* _EXERCISE DESCRIPTION_
Return the entries below verbatim. Pictures stay out.

* _GIVEN DATA_
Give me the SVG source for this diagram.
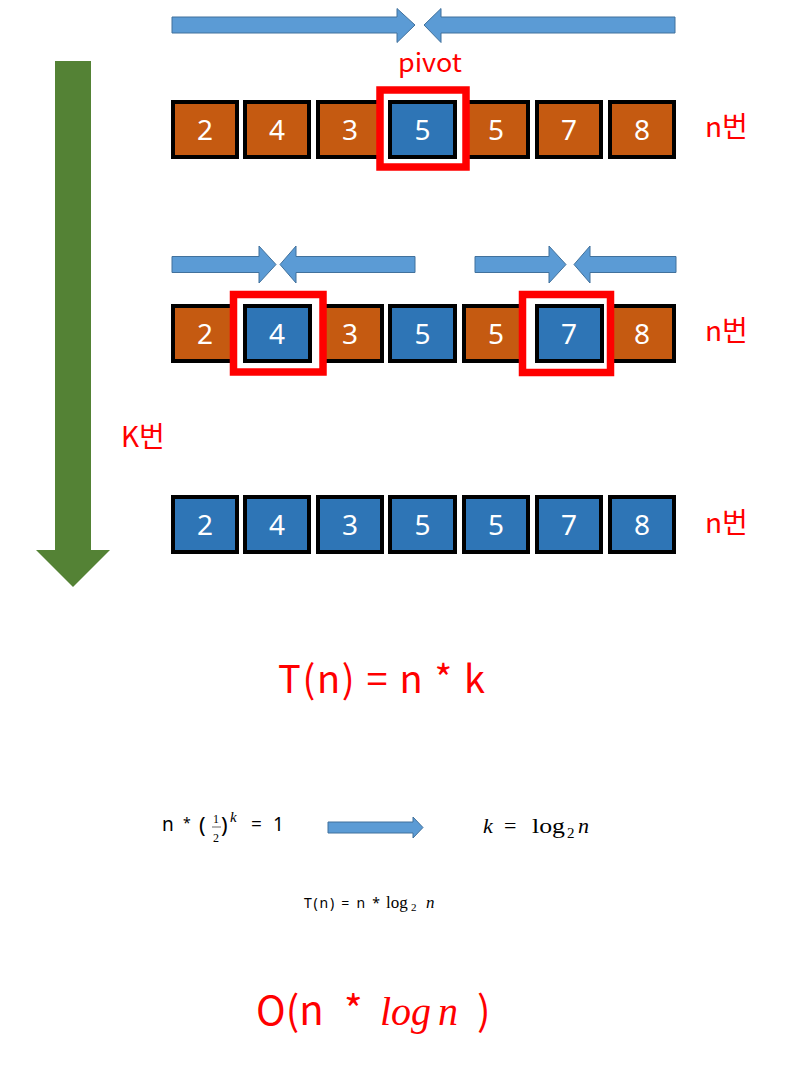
<svg xmlns="http://www.w3.org/2000/svg" width="792" height="1076" viewBox="0 0 792 1076">
<style>
.org{fill:#C55A11;stroke:#000;stroke-width:4}
.blu{fill:#2E75B6;stroke:#000;stroke-width:4}
.num{font-family:"Noto Sans","Noto Sans CJK KR",sans-serif;font-size:28px;fill:#fff;text-anchor:middle}
.red{fill:#fff;stroke:#FF0000;stroke-width:7.5}
.lbl{font-family:"Noto Sans CJK KR","Noto Sans",sans-serif;fill:#FF0000}
.arr{fill:#5B9BD5;stroke:#41719C;stroke-width:1}
.sans{font-family:"Noto Sans","Noto Sans CJK KR",sans-serif;fill:#000}
.math{font-family:"Liberation Serif","DejaVu Serif",serif;fill:#000}
</style>
<rect width="792" height="1076" fill="#fff"/>
<g id="connectors">
<polygon class="arr" points="172,17 397,17 397,8.5 415,25 397,42.5 397,33 172,33"/>
<polygon class="arr" points="675,17 441,17 441,8.5 424,25 441,42.5 441,33 675,33"/>
<polygon class="arr" points="172,256.5 259,256.5 259,246 276,264.5 259,283 259,272.5 172,272.5"/>
<polygon class="arr" points="415,256.5 296,256.5 296,246 280,264.5 296,283 296,272.5 415,272.5"/>
<polygon class="arr" points="475,256.5 549,256.5 549,246 566,264.5 549,283 549,272.5 475,272.5"/>
<polygon class="arr" points="676,256.5 590,256.5 590,246 574,264.5 590,283 590,272.5 676,272.5"/>
<polygon fill="#548235" points="55,61 91,61 91,550 110,550 73,587 36,550 55,550"/>
<polygon class="arr" points="328,822 413,822 413,817 423,827.5 413,838 413,833 328,833"/>
</g>
<g id="row1">
<rect class="org" x="173" y="102" width="64" height="55"/><text class="num" x="205" y="140">2</text>
<rect class="org" x="245" y="102" width="64" height="55"/><text class="num" x="277" y="140">4</text>
<rect class="org" x="318" y="102" width="64" height="55"/><text class="num" x="350" y="140">3</text>
<rect class="org" x="464" y="102" width="64" height="55"/><text class="num" x="496" y="140">5</text>
<rect class="org" x="537" y="102" width="64" height="55"/><text class="num" x="569" y="140">7</text>
<rect class="org" x="610" y="102" width="64" height="55"/><text class="num" x="642" y="140">8</text>
<g id="pivot1">
<rect class="red" x="380" y="90" width="86" height="77" stroke-width="8"/>
<rect class="blu" x="390" y="102" width="65" height="55"/><text class="num" x="422.5" y="140">5</text>
</g>
<text class="lbl" x="398" y="72" font-size="25" textLength="64" lengthAdjust="spacingAndGlyphs">pivot</text>
<text class="lbl" x="705" y="137" font-size="28">n번</text>
</g>
<g id="row2">
<rect class="org" x="173" y="306" width="64" height="55"/><text class="num" x="205" y="344">2</text>
<rect class="org" x="318" y="306" width="64" height="55"/><text class="num" x="350" y="344">3</text>
<rect class="blu" x="390" y="306" width="65" height="55"/><text class="num" x="422.5" y="344">5</text>
<rect class="org" x="464" y="306" width="64" height="55"/><text class="num" x="496" y="344">5</text>
<rect class="org" x="610" y="306" width="64" height="55"/><text class="num" x="642" y="344">8</text>
<g id="pivot2">
<rect class="red" x="233.5" y="294.5" width="89.5" height="77.5"/>
<rect class="blu" x="245" y="306" width="65" height="55"/><text class="num" x="277" y="344">4</text>
</g>
<g id="pivot3">
<rect class="red" x="522.5" y="294.5" width="88" height="78"/>
<rect class="blu" x="537" y="306" width="65" height="55"/><text class="num" x="569" y="344">7</text>
</g>
<text class="lbl" x="705" y="341" font-size="28">n번</text>
</g>
<g id="row3">
<rect class="blu" x="173" y="497" width="64" height="55"/><text class="num" x="205" y="535">2</text>
<rect class="blu" x="245" y="497" width="64" height="55"/><text class="num" x="277" y="535">4</text>
<rect class="blu" x="318" y="497" width="64" height="55"/><text class="num" x="350" y="535">3</text>
<rect class="blu" x="390" y="497" width="65" height="55"/><text class="num" x="422.5" y="535">5</text>
<rect class="blu" x="464" y="497" width="64" height="55"/><text class="num" x="496" y="535">5</text>
<rect class="blu" x="537" y="497" width="64" height="55"/><text class="num" x="569" y="535">7</text>
<rect class="blu" x="610" y="497" width="64" height="55"/><text class="num" x="642" y="535">8</text>
<text class="lbl" x="705" y="533" font-size="28">n번</text>
</g>
<g id="klabel"><text class="lbl" x="121" y="447" font-size="28">K번</text></g>
<g id="tn"><text class="lbl" x="278" y="693" font-size="38" textLength="207" lengthAdjust="spacing">T(n) = n * k</text></g>
<g id="eq1">
<text class="sans" x="162" y="831" font-size="19">n</text>
<text class="sans" x="183" y="828" font-size="14">*</text>
<text class="sans" x="199" y="833" font-size="22">(</text>
<text class="math" x="213" y="823" font-size="12">1</text>
<line x1="212" y1="827" x2="221" y2="827" stroke="#000" stroke-width="0.6"/>
<text class="math" x="213" y="842" font-size="12">2</text>
<text class="sans" x="221" y="833" font-size="22">)</text>
<text class="math" x="230" y="822" font-size="15" font-style="italic">k</text>
<text class="sans" x="251" y="831" font-size="19">=</text>
<text class="sans" x="273" y="831" font-size="19">1</text>
</g>
<g id="eq2">
<text class="math" x="483" y="833" font-size="22" font-style="italic">k</text>
<text class="math" x="504" y="833" font-size="22">=</text>
<text class="math" x="532" y="833" font-size="22" textLength="33" lengthAdjust="spacingAndGlyphs">log</text>
<text class="math" x="567" y="838" font-size="15">2</text>
<text class="math" x="578" y="833" font-size="22" font-style="italic">n</text>
</g>
<g id="eq3">
<text class="sans" x="304" y="908" font-size="14" textLength="76" lengthAdjust="spacing">T(n) = n *</text>
<text class="math" x="386" y="908" font-size="17">log</text>
<text class="math" x="411" y="911" font-size="11">2</text>
<text class="math" x="426" y="908" font-size="17" font-style="italic">n</text>
</g>
<g id="bigO">
<text class="lbl" x="256" y="1025" font-size="40">O(n</text>
<text class="lbl" x="344" y="1025" font-size="40">*</text>
<text x="380" y="1025" font-size="40" font-style="italic" font-family="Liberation Serif,serif" fill="#FF0000">log</text>
<text x="438" y="1025" font-size="40" font-style="italic" font-family="Liberation Serif,serif" fill="#FF0000">n</text>
<text class="lbl" x="477" y="1025" font-size="40">)</text>
</g>
</svg>
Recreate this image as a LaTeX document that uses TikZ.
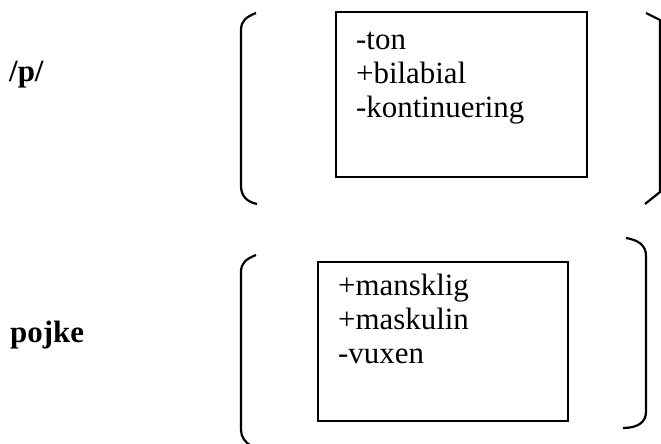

* _TASK RESULT_
Give me the SVG source for this diagram.
<svg xmlns="http://www.w3.org/2000/svg" width="792" height="1076" viewBox="0 0 792 1076">
<style>
.org{fill:#C55A11;stroke:#000;stroke-width:4}
.blu{fill:#2E75B6;stroke:#000;stroke-width:4}
.num{font-family:"Noto Sans","Noto Sans CJK KR",sans-serif;font-size:28px;fill:#fff;text-anchor:middle}
.red{fill:#fff;stroke:#FF0000;stroke-width:7.5}
.lbl{font-family:"Noto Sans CJK KR","Noto Sans",sans-serif;fill:#FF0000}
.arr{fill:#5B9BD5;stroke:#41719C;stroke-width:1}
.sans{font-family:"Noto Sans","Noto Sans CJK KR",sans-serif;fill:#000}
.math{font-family:"Liberation Serif","DejaVu Serif",serif;fill:#000}
</style>
<rect width="792" height="1076" fill="#fff"/>
<g id="connectors">
<polygon class="arr" points="172,17 397,17 397,8.5 415,25 397,42.5 397,33 172,33"/>
<polygon class="arr" points="675,17 441,17 441,8.5 424,25 441,42.5 441,33 675,33"/>
<polygon class="arr" points="172,256.5 259,256.5 259,246 276,264.5 259,283 259,272.5 172,272.5"/>
<polygon class="arr" points="415,256.5 296,256.5 296,246 280,264.5 296,283 296,272.5 415,272.5"/>
<polygon class="arr" points="475,256.5 549,256.5 549,246 566,264.5 549,283 549,272.5 475,272.5"/>
<polygon class="arr" points="676,256.5 590,256.5 590,246 574,264.5 590,283 590,272.5 676,272.5"/>
<polygon fill="#548235" points="55,61 91,61 91,550 110,550 73,587 36,550 55,550"/>
<polygon class="arr" points="328,822 413,822 413,817 423,827.5 413,838 413,833 328,833"/>
</g>
<g id="row1">
<rect class="org" x="173" y="102" width="64" height="55"/><text class="num" x="205" y="140">2</text>
<rect class="org" x="245" y="102" width="64" height="55"/><text class="num" x="277" y="140">4</text>
<rect class="org" x="318" y="102" width="64" height="55"/><text class="num" x="350" y="140">3</text>
<rect class="org" x="464" y="102" width="64" height="55"/><text class="num" x="496" y="140">5</text>
<rect class="org" x="537" y="102" width="64" height="55"/><text class="num" x="569" y="140">7</text>
<rect class="org" x="610" y="102" width="64" height="55"/><text class="num" x="642" y="140">8</text>
<g id="pivot1">
<rect class="red" x="380" y="90" width="86" height="77" stroke-width="8"/>
<rect class="blu" x="390" y="102" width="65" height="55"/><text class="num" x="422.5" y="140">5</text>
</g>
<text class="lbl" x="398" y="72" font-size="25" textLength="64" lengthAdjust="spacingAndGlyphs">pivot</text>
<text class="lbl" x="705" y="137" font-size="28">n번</text>
</g>
<g id="row2">
<rect class="org" x="173" y="306" width="64" height="55"/><text class="num" x="205" y="344">2</text>
<rect class="org" x="318" y="306" width="64" height="55"/><text class="num" x="350" y="344">3</text>
<rect class="blu" x="390" y="306" width="65" height="55"/><text class="num" x="422.5" y="344">5</text>
<rect class="org" x="464" y="306" width="64" height="55"/><text class="num" x="496" y="344">5</text>
<rect class="org" x="610" y="306" width="64" height="55"/><text class="num" x="642" y="344">8</text>
<g id="pivot2">
<rect class="red" x="233.5" y="294.5" width="89.5" height="77.5"/>
<rect class="blu" x="245" y="306" width="65" height="55"/><text class="num" x="277" y="344">4</text>
</g>
<g id="pivot3">
<rect class="red" x="522.5" y="294.5" width="88" height="78"/>
<rect class="blu" x="537" y="306" width="65" height="55"/><text class="num" x="569" y="344">7</text>
</g>
<text class="lbl" x="705" y="341" font-size="28">n번</text>
</g>
<g id="row3">
<rect class="blu" x="173" y="497" width="64" height="55"/><text class="num" x="205" y="535">2</text>
<rect class="blu" x="245" y="497" width="64" height="55"/><text class="num" x="277" y="535">4</text>
<rect class="blu" x="318" y="497" width="64" height="55"/><text class="num" x="350" y="535">3</text>
<rect class="blu" x="390" y="497" width="65" height="55"/><text class="num" x="422.5" y="535">5</text>
<rect class="blu" x="464" y="497" width="64" height="55"/><text class="num" x="496" y="535">5</text>
<rect class="blu" x="537" y="497" width="64" height="55"/><text class="num" x="569" y="535">7</text>
<rect class="blu" x="610" y="497" width="64" height="55"/><text class="num" x="642" y="535">8</text>
<text class="lbl" x="705" y="533" font-size="28">n번</text>
</g>
<g id="klabel"><text class="lbl" x="121" y="447" font-size="28">K번</text></g>
<g id="tn"><text class="lbl" x="278" y="693" font-size="38" textLength="207" lengthAdjust="spacing">T(n) = n * k</text></g>
<g id="eq1">
<text class="sans" x="162" y="831" font-size="19">n</text>
<text class="sans" x="183" y="828" font-size="14">*</text>
<text class="sans" x="199" y="833" font-size="22">(</text>
<text class="math" x="213" y="823" font-size="12">1</text>
<line x1="212" y1="827" x2="221" y2="827" stroke="#000" stroke-width="0.6"/>
<text class="math" x="213" y="842" font-size="12">2</text>
<text class="sans" x="221" y="833" font-size="22">)</text>
<text class="math" x="230" y="822" font-size="15" font-style="italic">k</text>
<text class="sans" x="251" y="831" font-size="19">=</text>
<text class="sans" x="273" y="831" font-size="19">1</text>
</g>
<g id="eq2">
<text class="math" x="483" y="833" font-size="22" font-style="italic">k</text>
<text class="math" x="504" y="833" font-size="22">=</text>
<text class="math" x="532" y="833" font-size="22" textLength="33" lengthAdjust="spacingAndGlyphs">log</text>
<text class="math" x="567" y="838" font-size="15">2</text>
<text class="math" x="578" y="833" font-size="22" font-style="italic">n</text>
</g>
<g id="eq3">
<text class="sans" x="304" y="908" font-size="14" textLength="76" lengthAdjust="spacing">T(n) = n *</text>
<text class="math" x="386" y="908" font-size="17">log</text>
<text class="math" x="411" y="911" font-size="11">2</text>
<text class="math" x="426" y="908" font-size="17" font-style="italic">n</text>
</g>
<g id="bigO">
<text class="lbl" x="256" y="1025" font-size="40">O(n</text>
<text class="lbl" x="344" y="1025" font-size="40">*</text>
<text x="380" y="1025" font-size="40" font-style="italic" font-family="Liberation Serif,serif" fill="#FF0000">log</text>
<text x="438" y="1025" font-size="40" font-style="italic" font-family="Liberation Serif,serif" fill="#FF0000">n</text>
<text class="lbl" x="477" y="1025" font-size="40">)</text>
</g>
</svg>
Recreate this image as a LaTeX document that uses TikZ.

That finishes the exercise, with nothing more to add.